Samsung has announced it has just finished a shipment of 500,000 units of the Galaxy Note7 to carrier and retail outlets.
The devices are to be available on Wednesday, September 21, meaning you can finally get a non-exploding model in exchange for the one you own. Those who were issued a temporary device by their carrier should also be eligible to swap it for a Note7.
Those who have been forced to wait to buy a new Note7 also may be in luck. The Note7 is available on the online store for Verizon and Sprint right now. Other carriers like T-Mobile and AT&T still redirecting Note7 information on their site to a dedicated page with recall details, but they may very well resume sales soon. If you were thinking of buying a Note7 but got stuck waiting because of the battery fiasco, your best bet is to contact your carrier.

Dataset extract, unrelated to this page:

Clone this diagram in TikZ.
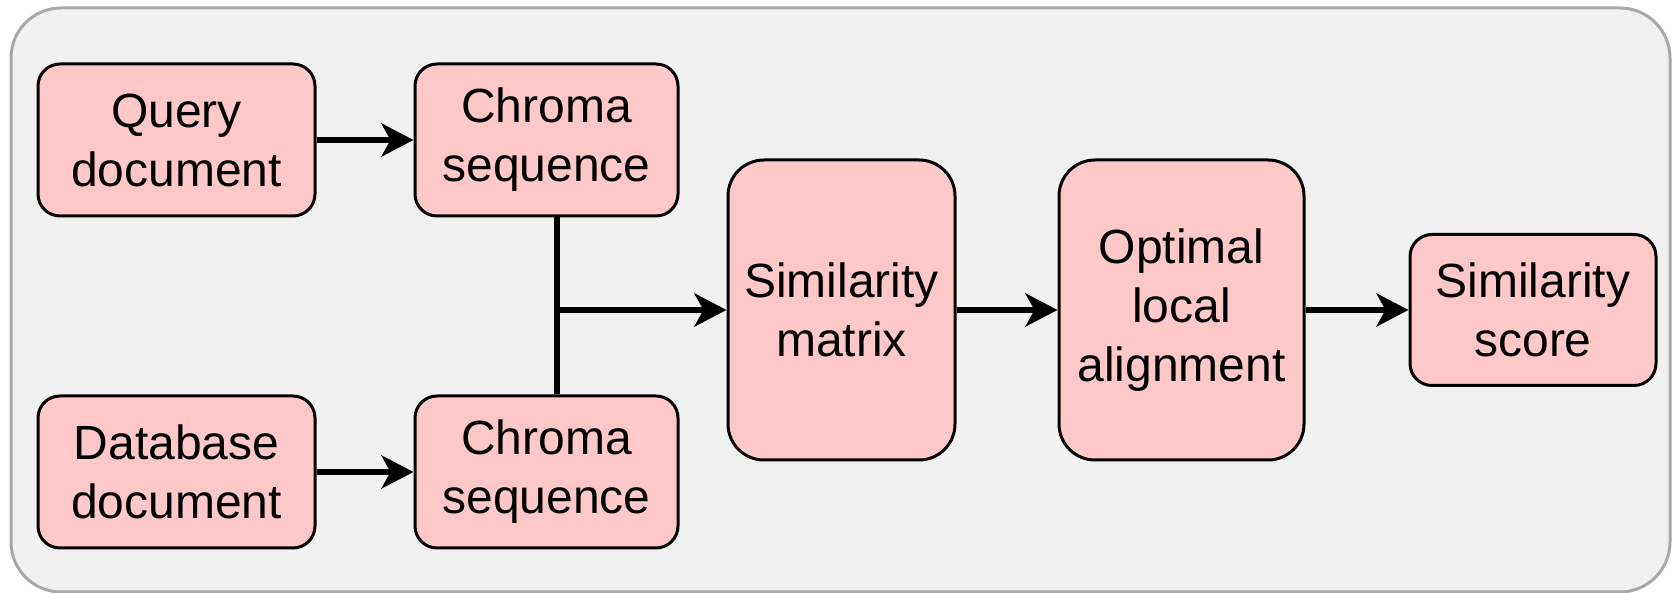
\documentclass[tikz,border=0pt]{standalone}
\usepackage{fontspec}
\setmainfont{Liberation Sans}
\usepackage{xcolor}
\usepackage{tikz}
\usetikzlibrary{arrows.meta, positioning}
\definecolor{boxpink}{RGB}{255, 200, 200}
\definecolor{panel}{RGB}{241, 241, 241}
\definecolor{frame}{RGB}{168, 168, 168}

\begin{document}
\begin{tikzpicture}[
  x=0.5pt, y=0.5pt,
  node distance = 88.5pt and 48.5pt,
  box/.style    = {rectangle, rounded corners=11pt, draw=black, line width=1.5pt,
                   fill=boxpink, inner sep=0pt, align=center,
                   minimum width=138.5pt, minimum height=76pt,
                   font=\fontsize{24}{29.5}\selectfont},
  bigbox/.style = {box, rounded corners=18pt, minimum height=150pt},
  line/.style   = {line width=3.2pt},
  arr/.style    = {-{Stealth[length=16pt, width=16.5pt, inset=4.5pt]}, line width=3.2pt},
]
  \useasboundingbox (0,0) rectangle (1677,593);

  % Panel
  \draw[draw=frame, fill=panel, line width=1.5pt, rounded corners=25pt]
    (11,1) rectangle (1670,585);

  % Inputs
  \node[box] (qdoc) at (176.5,453) {Query\\document};
  \node[box, below=of qdoc] (ddoc) {Database\\document};

  % Chroma features
  \node[box, minimum width=131.5pt, right=of qdoc] (qchroma) {Chroma\\sequence};
  \node[box, minimum width=131.5pt, right=of ddoc] (dchroma) {Chroma\\sequence};

  % Matching
  \node[bigbox, minimum width=113.5pt] (simmat) at (841.5,283) {Similarity\\matrix};
  \node[bigbox, minimum width=122.5pt, right=50.5pt of simmat] (align) {Optimal\\local\\alignment};
  \node[box, minimum width=123pt, minimum height=75.5pt, right=51.5pt of align] (score) {Similarity\\score};

  \coordinate (join) at (557,283);

  % Arrows
  \draw[arr]  (qdoc) -- (qchroma);
  \draw[arr]  (ddoc) -- (dchroma);
  \draw[line] (qchroma.south -| join) -- (dchroma.north -| join);
  \draw[arr]  (join) -- (simmat);
  \draw[arr]  (simmat) -- (align);
  \draw[arr]  (align) -- (score);
\end{tikzpicture}
\end{document}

A new Note7 will receive a software update that displays a green battery indicator to differentiate it from a recalled model, according to Samsung. Additionally, Samsung is sending out an update for those defective Note7 phones that haven’t been returned. It will pester you with a pop-up notice every time you restart the device until you bring it back.
Samsung also says only 25 percent of affected Note7 units have been returned, so some of the new safe units can be sold to new customers. The company says it’s continuing to reach out via social media, direct contact, and other means to get the word out. If you’ve been rolling the dice because you didn’t want to part with your Note7, now should be the time to return it and get a new one that won’t catch fire.
Why this matters: After some initial questions, Samsung acted pretty in getting replacement phones here. It’ll be telling if demand for new models drops due to the scandal, especially with considerable competition from several new flagship phones. Those who have been on the fence may also want to see what Google offers with its new Pixel phones to be announced Oct. 4.